• Provided data:

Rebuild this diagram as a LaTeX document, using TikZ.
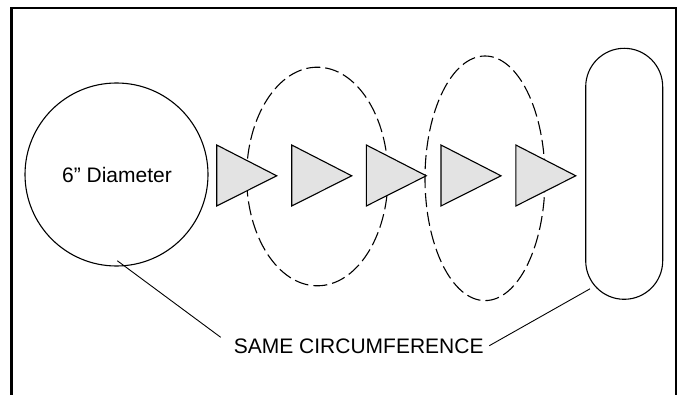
\documentclass[tikz,border=0pt]{standalone}
\usepackage{fontspec}
\setmainfont{Liberation Sans}
\usetikzlibrary{shapes.geometric}
\begin{document}
\begin{tikzpicture}[x=1pt,y=-1pt,
  outline/.style={draw=black,line width=1.1pt},
  wedge/.style={draw=black,line width=1.1pt,fill=black!11},
  guide/.style={draw=black,line width=1.1pt,dash pattern=on 14pt off 5pt},
  leader/.style={draw=black,line width=0.9pt},
  lbl/.style={font=\fontsize{21}{25}\selectfont,inner sep=0pt}]
\useasboundingbox (0,0) rectangle (679,395);
% open frame
\draw[line width=2.4pt] (11.3,395) -- (11.3,8) -- (675.8,8) -- (675.8,395);
% round cross-section
\node[outline,circle,minimum size=183pt,inner sep=0pt] (round) at (116.5,174.5) {};
\node[lbl] (dia) at (117,175) {6\textquotedblright\ Diameter};
% intermediate (dashed) ellipses
\draw[guide] (317.3,176.5) ellipse [x radius=70.7,y radius=109.3];
\draw[guide] (485,178.3) ellipse [x radius=60,y radius=122.3];
% flattened cross-section
\node[outline,rounded corners=38.5pt,minimum width=77pt,minimum height=251pt,inner sep=0pt] (flat) at (624.2,173.8) {};
% direction arrows
\foreach \i/\x in {1/216.7,2/291.7,3/366.3,4/441,5/515.8}{
  \draw[wedge] (\x,145) -- (\x+60,175.8) -- (\x,206) -- cycle;
}
% caption with leaders
\node[lbl,anchor=base] (same) at (358.7,353.3) {SAME CIRCUMFERENCE};
\coordinate (lA) at (220.7,337.3);
\coordinate (rA) at (489.3,345.7);
\draw[leader] (round.south) ++(0.8,-5.8) -- (lA);
\draw[leader] (flat.south west) ++(4.8,-11) -- (rA);
\end{tikzpicture}
\end{document}
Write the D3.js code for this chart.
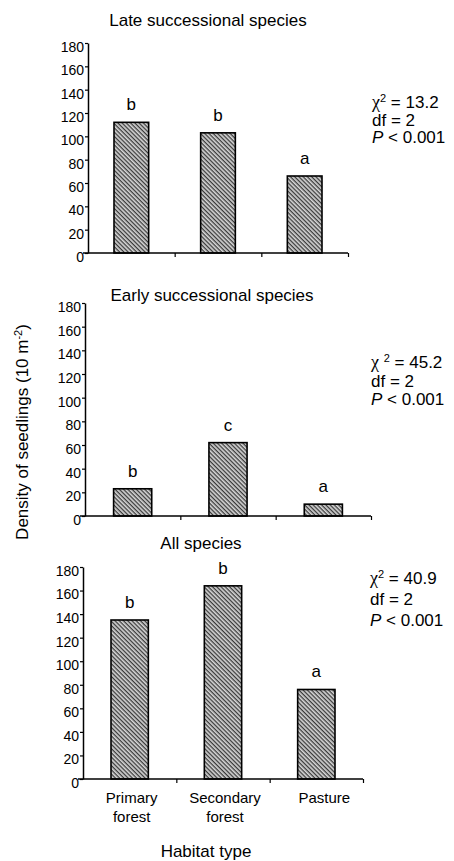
<!DOCTYPE html>
<html>
<head>
<meta charset="utf-8">
<script src="https://cdn.jsdelivr.net/npm/d3@7"></script>
<style>
  body { margin: 0; background: #fff; }
  svg text { font-family: "Liberation Sans", Arial, sans-serif; fill: #000; }
</style>
</head>
<body>
<div id="chart"></div>
<script>
var categories = ["Primary forest", "Secondary forest", "Pasture"];
var lateValues = [112, 103, 66];
var earlyValues = [23, 62, 10];
var allValues = [135, 164, 76];
var lateLetters = ["b", "b", "a"];
var earlyLetters = ["b", "c", "a"];
var allLetters = ["b", "b", "a"];
var yTicks = [0, 20, 40, 60, 80, 100, 120, 140, 160, 180];
var chiValues = ["13.2", "45.2", "40.9"];
var dfValues = ["2", "2", "2"];
var pValues = ["0.001", "0.001", "0.001"];
var titles = ["Late successional species", "Early successional species", "All species"];

var w = 454, h = 861;

var svg = d3.select("#chart").append("svg")
    .attr("width", w)
    .attr("height", h);

// diagonal hatch like the scanned bars
var pat = svg.append("defs").append("pattern")
    .attr("id", "hatch")
    .attr("patternUnits", "userSpaceOnUse")
    .attr("width", 3)
    .attr("height", 3)
    .attr("patternTransform", "rotate(45)");
pat.append("rect").attr("width", 3).attr("height", 3).attr("fill", "#d6d6d6");
pat.append("rect").attr("width", 3).attr("height", 1.3).attr("fill", "#3a3a3a");

var panels = [
  { values: lateValues, letters: lateLetters, x0: 88, x1: 348, top: 43, base: 253,
    titleX: 208, titleY: 26, statX: 372, statY: 108, statGap: 17.5, chiSpace: false },
  { values: earlyValues, letters: earlyLetters, x0: 85, x1: 371, top: 303, base: 516,
    titleX: 212, titleY: 301, statX: 371, statY: 368, statGap: 18.5, chiSpace: true },
  { values: allValues, letters: allLetters, x0: 83, x1: 363, top: 567, base: 779,
    titleX: 201, titleY: 549, statX: 370, statY: 584, statGap: 21, chiSpace: false }
];

panels.forEach(function(p, k) {
  var g = svg.append("g");

  var x = d3.scaleBand()
      .domain(categories)
      .range([p.x0, p.x1])
      .paddingInner(0.6)
      .paddingOuter(0.3);

  var xt = d3.scaleLinear().domain([0, 3]).range([p.x0, p.x1]);

  var y = d3.scaleLinear()
      .domain([0, 180])
      .range([p.base, p.top]);

  // bars
  g.selectAll("rect.bar")
      .data(p.values)
      .enter()
      .append("rect")
      .attr("class", "bar")
      .attr("x", function(d, i) { return x(categories[i]); })
      .attr("y", function(d) { return y(d); })
      .attr("width", x.bandwidth())
      .attr("height", function(d) { return p.base - y(d); })
      .attr("fill", "url(#hatch)")
      .attr("stroke", "#000")
      .attr("stroke-width", 1.6);

  // significance letters
  g.selectAll("text.letter")
      .data(p.values)
      .enter()
      .append("text")
      .attr("class", "letter")
      .text(function(d, i) { return p.letters[i]; })
      .attr("x", function(d, i) { return x(categories[i]) + x.bandwidth() / 2; })
      .attr("y", function(d) { return y(d) - 12; })
      .attr("font-size", "17px")
      .attr("text-anchor", "middle");

  // y axis
  var ya = g.append("g")
      .attr("transform", "translate(" + p.x0 + ",0)")
      .call(d3.axisLeft(y).tickValues(yTicks).tickSize(3).tickSizeOuter(0).tickPadding(1));
  ya.select(".domain").attr("stroke-width", 1.5);
  ya.selectAll(".tick line").attr("stroke-width", 1.2);
  ya.selectAll(".tick text")
      .attr("font-size", "14px")
      .attr("font-family", "Liberation Sans, Arial, sans-serif")
      .attr("dy", "0.6em");

  // x axis
  var xa = g.append("g")
      .attr("transform", "translate(0," + p.base + ")")
      .call(d3.axisBottom(xt).tickValues([1, 2, 3]).tickFormat("").tickSize(4).tickSizeOuter(0));
  xa.select(".domain").attr("d", "M" + (p.x0 - 5) + ",0H" + p.x1).attr("stroke-width", 1.5);
  xa.selectAll(".tick line").attr("stroke-width", 1.2);

  // title
  g.append("text")
      .text(titles[k])
      .attr("x", p.titleX)
      .attr("y", p.titleY)
      .attr("font-size", "17px")
      .attr("text-anchor", "middle");

  // stats
  var st = g.append("text")
      .attr("font-size", "17px");
  var l1 = st.append("tspan").attr("x", p.statX).attr("y", p.statY);
  l1.append("tspan").text("\u03C7").attr("font-family", "Liberation Serif, serif").attr("font-size", "18px");
  if (p.chiSpace) l1.append("tspan").text(" ");
  l1.append("tspan").text("2").attr("font-size", "11px").attr("dy", "-6");
  l1.append("tspan").text(" = " + chiValues[k]).attr("dy", "6");
  st.append("tspan").attr("x", p.statX).attr("y", p.statY + p.statGap).text("df = " + dfValues[k]);
  var l3 = st.append("tspan").attr("x", p.statX).attr("y", p.statY + 2 * p.statGap);
  l3.append("tspan").text("P").attr("font-style", "italic");
  l3.append("tspan").text(" < " + pValues[k]);

  // category labels under the last panel
  if (k === 2) {
    g.selectAll("text.cat")
        .data(categories)
        .enter()
        .append("text")
        .attr("class", "cat")
        .attr("font-size", "15px")
        .attr("text-anchor", "middle")
        .each(function(d) {
          var words = d.split(" ");
          var t = d3.select(this);
          words.forEach(function(wd, j) {
            t.append("tspan")
                .attr("x", x(d) + x.bandwidth() / 2 + (words.length === 1 ? 8 : 2))
                .attr("y", p.base + 24 + j * 19)
                .text(wd);
          });
        });
  }
});

// shared axis titles
var yl = svg.append("text")
    .attr("transform", "translate(28,432) rotate(-90)")
    .attr("font-size", "17px")
    .attr("text-anchor", "middle");
yl.append("tspan").text("Density of seedlings (10 m");
yl.append("tspan").text("-2").attr("font-size", "11px").attr("dy", "-6");
yl.append("tspan").text(")").attr("dy", "6");

svg.append("text")
    .text("Habitat type")
    .attr("x", 206)
    .attr("y", 857)
    .attr("font-size", "17px")
    .attr("text-anchor", "middle");
</script>
</body>
</html>
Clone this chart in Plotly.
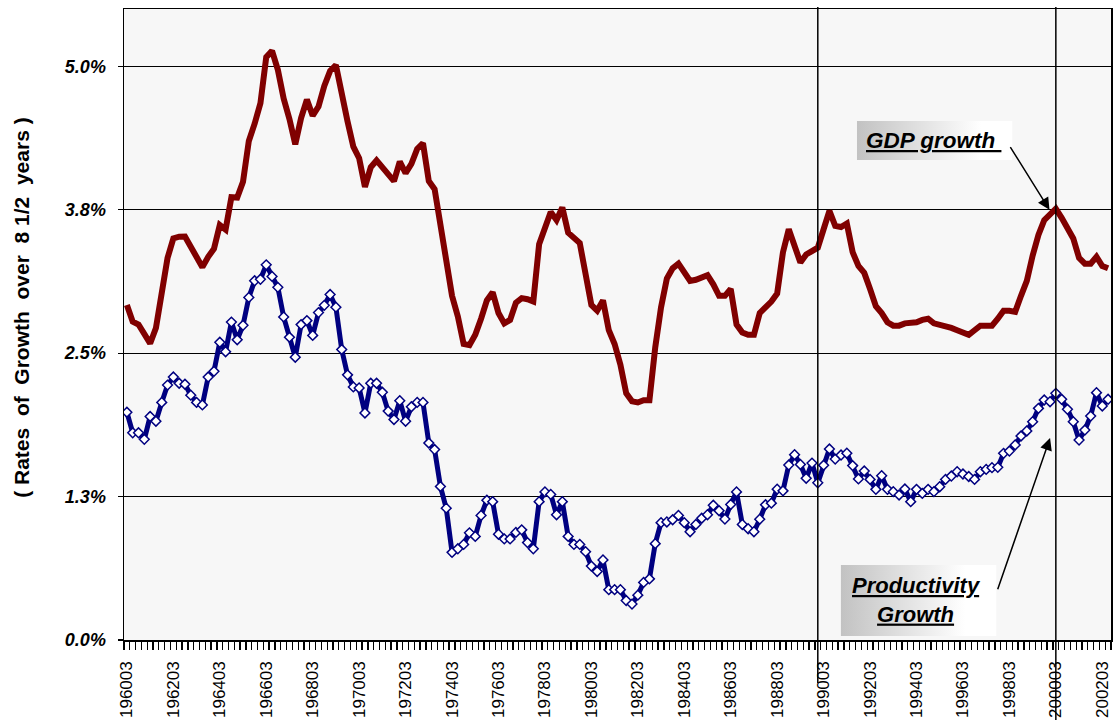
import plotly.graph_objects as go

# ---- data -------------------------------------------------------------
quarters = [f"{y}{m:02d}" for y in range(1960, 2003) for m in (3, 6, 9, 12)][:170]

gdp_growth = [
    2.92, 2.775, 2.75, 2.655, 2.585, 2.72, 2.99, 3.33, 3.50, 3.515,
    3.516, 3.43, 3.33, 3.25, 3.34, 3.41, 3.617, 3.577, 3.86, 3.856,
    3.995, 4.35, 4.50, 4.68, 5.08, 5.135, 4.97, 4.72, 4.54, 4.32,
    4.55, 4.71, 4.57, 4.65, 4.83, 4.96, 5.01, 4.73, 4.52, 4.30,
    4.20, 3.95, 4.12, 4.18, 4.12, 4.04, 4.00, 4.17, 4.07, 4.15,
    4.28, 4.33, 4.00, 3.93, 3.62, 3.38, 3.00, 2.82, 2.58, 2.57,
    2.66, 2.80, 2.96, 3.03, 2.85, 2.76, 2.79, 2.94, 2.98, 2.97,
    2.95, 3.45, 3.59, 3.73, 3.66, 3.77, 3.55, 3.51, 3.46, 3.19,
    2.92, 2.87, 2.96, 2.70, 2.58, 2.40, 2.15, 2.08, 2.07, 2.09,
    2.09, 2.55, 2.90, 3.15, 3.24, 3.28, 3.20, 3.13, 3.14, 3.16,
    3.18, 3.10, 3.00, 3.00, 3.06, 2.75, 2.68, 2.66, 2.66, 2.85,
    2.90, 2.95, 3.02, 3.38, 3.58, 3.45, 3.29, 3.36, 3.39, 3.42,
    3.58, 3.74, 3.61, 3.60, 3.63, 3.38, 3.26, 3.20, 3.06, 2.91,
    2.85, 2.77, 2.74, 2.74, 2.76, 2.76, 2.77, 2.79, 2.80, 2.76,
    2.75, 2.74, 2.72, 2.70, 2.68, 2.66, 2.70, 2.74, 2.74, 2.74,
    2.80, 2.87, 2.87, 2.86, 3.00, 3.13, 3.35, 3.53, 3.66, 3.72,
    3.76, 3.68, 3.60, 3.50, 3.33, 3.28, 3.28, 3.34, 3.26, 3.24,
]

productivity_growth = [
    1.985, 1.806, 1.806, 1.749, 1.948, 1.907, 2.071, 2.222, 2.292, 2.238,
    2.229, 2.134, 2.071, 2.049, 2.292, 2.342, 2.595, 2.513, 2.771, 2.617,
    2.743, 2.986, 3.131, 3.144, 3.270, 3.169, 3.074, 2.816, 2.639, 2.465,
    2.749, 2.784, 2.655, 2.854, 2.917, 3.011, 2.901, 2.532, 2.311, 2.206,
    2.197, 1.979, 2.238, 2.238, 2.159, 1.995, 1.922, 2.086, 1.907, 2.033,
    2.071, 2.071, 1.717, 1.660, 1.338, 1.149, 0.764, 0.795, 0.833, 0.934,
    0.903, 1.086, 1.218, 1.206, 0.922, 0.881, 0.881, 0.938, 0.960, 0.849,
    0.795, 1.206, 1.291, 1.269, 1.092, 1.206, 0.903, 0.833, 0.833, 0.770,
    0.644, 0.597, 0.698, 0.439, 0.439, 0.439, 0.344, 0.313, 0.391, 0.502,
    0.533, 0.840, 1.023, 1.029, 1.048, 1.086, 1.023, 0.944, 1.007, 1.061,
    1.092, 1.174, 1.127, 1.054, 1.181, 1.291, 1.007, 0.970, 0.944, 1.053,
    1.179, 1.193, 1.315, 1.300, 1.525, 1.615, 1.530, 1.410, 1.542, 1.370,
    1.523, 1.665, 1.577, 1.612, 1.628, 1.520, 1.404, 1.473, 1.400, 1.313,
    1.432, 1.313, 1.293, 1.264, 1.316, 1.206, 1.313, 1.278, 1.313, 1.293,
    1.336, 1.400, 1.429, 1.467, 1.447, 1.425, 1.400, 1.467, 1.487, 1.502,
    1.505, 1.627, 1.647, 1.700, 1.778, 1.822, 1.903, 2.019, 2.092, 2.077,
    2.150, 2.098, 2.011, 1.903, 1.743, 1.830, 1.952, 2.156, 2.040, 2.098,
]

y_tick_values = [0.0, 1.25, 2.5, 3.75, 5.0]
y_tick_labels = ["0.0%", "1.3%", "2.5%", "3.8%", "5.0%"]
x_label_step = 8
marked_quarters = ["198912", "200003"]   # vertical reference lines

assert len(gdp_growth) == len(quarters) == len(productivity_growth)

# ---- figure -----------------------------------------------------------
idx = list(range(len(quarters)))
FONT = "Liberation Sans, Arial, sans-serif"

fig = go.Figure()


def gradient_box(x0, x1, y0, y1):
    return go.Scatter(
        x=[x0, x1, x1, x0, x0], y=[y0, y0, y1, y1, y0],
        mode="lines", line=dict(width=0, color="rgba(0,0,0,0)"),
        fill="toself",
        fillgradient=dict(type="horizontal",
                          colorscale=[[0, "#c2c2c2"], [0.8, "#ffffff"], [1, "#ffffff"]]),
        hoverinfo="skip", showlegend=False,
    )


fig.add_trace(go.Scatter(
    x=idx, y=gdp_growth, mode="lines", name="GDP growth",
    line=dict(color="#800000", width=6), showlegend=False,
))
fig.add_trace(go.Scatter(
    x=idx, y=productivity_growth, mode="lines+markers", name="Productivity Growth",
    line=dict(color="#000080", width=5),
    marker=dict(symbol="diamond", size=7.5, color="white",
                line=dict(color="#000080", width=1.5)),
    showlegend=False,
))

# label boxes
fig.add_trace(gradient_box(125.75, 152.5, 4.184, 4.524))
fig.add_trace(gradient_box(122.98, 149.73, 0.035, 0.654))

fig.add_annotation(x=138.9, y=4.35, xref="x", yref="y", showarrow=False,
                   text="<b><i><u>GDP growth\u00a0</u></i></b>",
                   font=dict(family=FONT, size=22.5, color="black"))
fig.add_annotation(x=136.0, y=0.345, xref="x", yref="y", showarrow=False,
                   text="<b><i><u>Productivity</u><br><u>Growth</u></i></b>",
                   font=dict(family=FONT, size=22, color="black"))

# arrows
fig.add_annotation(x=158.9, y=3.75, ax=152.0, ay=4.31, xref="x", yref="y",
                   axref="x", ayref="y", text="", showarrow=True,
                   arrowhead=2, arrowsize=1.6, arrowwidth=1.5, arrowcolor="black",
                   standoff=0)
fig.add_annotation(x=159.0, y=1.76, ax=149.9, ay=0.43, xref="x", yref="y",
                   axref="x", ayref="y", text="", showarrow=True,
                   arrowhead=2, arrowsize=1.6, arrowwidth=1.5, arrowcolor="black",
                   standoff=0)

# vertical lines
for q, ybot in zip(marked_quarters, [-0.068, -0.13]):
    xi = quarters.index(q)
    fig.add_shape(type="line", xref="x", yref="paper", x0=xi, x1=xi,
                  y0=ybot, y1=1.003, line=dict(color="black", width=1.5),
                  layer="above")

# y-axis title
fig.add_annotation(
    x=-0.104, y=0.527, xref="paper", yref="paper", showarrow=False,
    textangle=-90, xanchor="center", yanchor="middle",
    text="<b>(\u00a0Rates\u00a0\u00a0of\u00a0\u00a0Growth\u00a0\u00a0over\u00a0\u00a08 1/2\u00a0\u00a0years\u00a0)</b>",
    font=dict(family=FONT, size=21, color="black"),
)

fig.update_layout(
    width=1115, height=720,
    margin=dict(l=124, r=4, t=9, b=80, autoexpand=False),
    paper_bgcolor="white", plot_bgcolor="#f7f7f7",
    font=dict(family=FONT, color="black"),
    hovermode=False,
)

fig.update_xaxes(
    automargin=False,
    range=[-0.5, len(quarters) - 0.5],
    tickmode="array",
    tickvals=idx[::x_label_step],
    ticktext=quarters[::x_label_step],
    tickangle=-90,
    tickfont=dict(family=FONT, size=17, color="black"),
    ticks="",
    ticklabelstandoff=13,
    minor=dict(ticks="outside", tickmode="linear", tick0=-0.5, dtick=1,
               ticklen=8, tickwidth=1.3, tickcolor="black", showgrid=False),
    showgrid=False, zeroline=False,
    showline=True, mirror=True, linecolor="black", linewidth=1.5,
)

fig.update_yaxes(
    automargin=False,
    range=[0, 5.5],
    tickmode="array", tickvals=y_tick_values, ticktext=y_tick_labels,
    tickfont=dict(family=FONT, size=18, color="black", weight="bold", style="italic"),
    ticks="outside", ticklen=5, tickcolor="black", tickwidth=1.3,
    ticklabelstandoff=8,
    showgrid=True, gridcolor="black", gridwidth=1,
    zeroline=False,
    showline=True, mirror=True, linecolor="black", linewidth=1.5,
)

fig.write_html(
    "out.html",
    config={"displayModeBar": False, "staticPlot": True},
    post_script="document.body.style.margin='0';document.body.style.overflow='hidden';",
)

• Work to do:
Which lines above hold the word "this"? Copy each of them.

• Solution below:
Rebuild this diagram as a LaTeX document, using TikZ.
Write the D3.js code for this chart.
          var t = d3.select(this);
Clone this chart in Plotly.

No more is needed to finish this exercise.